# YOUR OBJECTIVE
Extract every line that includes the string "chart".

# RECORDED DATA
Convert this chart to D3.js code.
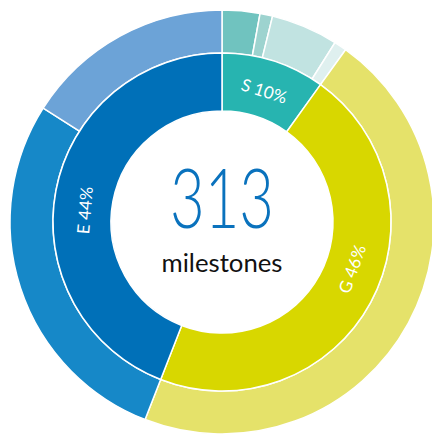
<!DOCTYPE html>
<html>
<head>
<meta charset="utf-8">
<script src="https://cdn.jsdelivr.net/npm/d3@7"></script>
<style>
  body { margin: 0; background: #fff; }
  svg { display: block; }
</style>
</head>
<body>
<div id="chart"><svg width="432" height="438"></svg></div>
<script>
// inner ring: pillars (share of 313 milestones)
const PILLARS = ['S', 'G', 'E'];
const PILLAR_COUNTS = [31, 144, 138];
const PILLAR_LABELS = ['S 10%', 'G 46%', 'E 44%'];
const PILLAR_COLORS = ['#27b4b0', '#d8d700', '#0070b8'];

// outer ring: sub groups of each pillar
const SUB_PILLAR = ['S', 'S', 'S', 'S', 'G', 'E', 'E'];
const SUB_COUNTS = [9, 3, 16, 3, 144, 88, 50];
const SUB_COLORS = ['#70c3bf', '#9dd3cf', '#c1e3e1', '#dff0ef', '#e5e26a', '#1688c8', '#6ca3d7'];

const TOTAL = 313;
const CENTER_LABEL = 'milestones';

const SVG = d3.select('#chart svg');
const CX = 222;
const CY = 222;
const R_OUT = 212;
const R_MID = 169;
const R_IN = 111;

const G = SVG.append('g').attr('transform', `translate(${CX},${CY})`);

const PIE = d3.pie().sort(null).value((d) => d);

const innerArcs = PIE(PILLAR_COUNTS);
const outerArcs = PIE(SUB_COUNTS);

const INNER_ARC = d3.arc().innerRadius(R_IN).outerRadius(R_MID);
const OUTER_ARC = d3.arc().innerRadius(R_MID).outerRadius(R_OUT);

G.append('g')
  .attr('id', 'outer')
  .selectAll('path')
  .data(outerArcs)
  .join('path')
  .attr('d', OUTER_ARC)
  .style('fill', (d, i) => SUB_COLORS[i])
  .style('stroke', '#fff')
  .style('stroke-width', 1.5);

G.append('g')
  .attr('id', 'inner')
  .selectAll('path')
  .data(innerArcs)
  .join('path')
  .attr('d', INNER_ARC)
  .style('fill', (d, i) => PILLAR_COLORS[i])
  .style('stroke', '#fff')
  .style('stroke-width', 1.5);

// labels sit along the ring, rotated to follow it
const LABEL_R = 138;
const LABEL_ANGLE_SHIFT = [0, -0.15, -0.1]; // nudges from the mid angle, radians
G.append('g')
  .attr('id', 'labels')
  .selectAll('text')
  .data(innerArcs)
  .join('text')
  .each((d, i, n) => {
    const a = (d.startAngle + d.endAngle) / 2 + LABEL_ANGLE_SHIFT[i];
    const x = LABEL_R * Math.sin(a);
    const y = -LABEL_R * Math.cos(a);
    let deg = (a * 180) / Math.PI;
    if (deg > 90 && deg < 270) deg -= 180;
    if (deg >= 270) deg -= 360;
    d3.select(n[i])
      .attr('transform', `translate(${x},${y}) rotate(${deg})`)
      .attr('text-anchor', 'middle')
      .attr('dominant-baseline', 'central')
      .text(PILLAR_LABELS[i]);
  })
  .style('fill', '#fff')
  .style('font-family', 'Lato, sans-serif')
  .style('font-size', '17px');

G.append('text')
  .text(TOTAL)
  .attr('x', 0)
  .attr('y', 6)
  .attr('text-anchor', 'middle')
  .attr('textLength', 104)
  .attr('lengthAdjust', 'spacingAndGlyphs')
  .style('fill', '#0a72bd')
  .style('font-family', 'Lato, sans-serif')
  .style('font-weight', 300)
  .style('font-size', '83px');

G.append('text')
  .text(CENTER_LABEL)
  .attr('x', 0)
  .attr('y', 50)
  .attr('text-anchor', 'middle')
  .attr('textLength', 121)
  .attr('lengthAdjust', 'spacingAndGlyphs')
  .style('fill', '#111')
  .style('font-family', 'Lato, sans-serif')
  .style('font-size', '25px');
</script>
</body>
</html>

# RESULT BELOW
Convert this chart to D3.js code.
<div id="chart"><svg width="432" height="438"></svg></div>
const SVG = d3.select('#chart svg');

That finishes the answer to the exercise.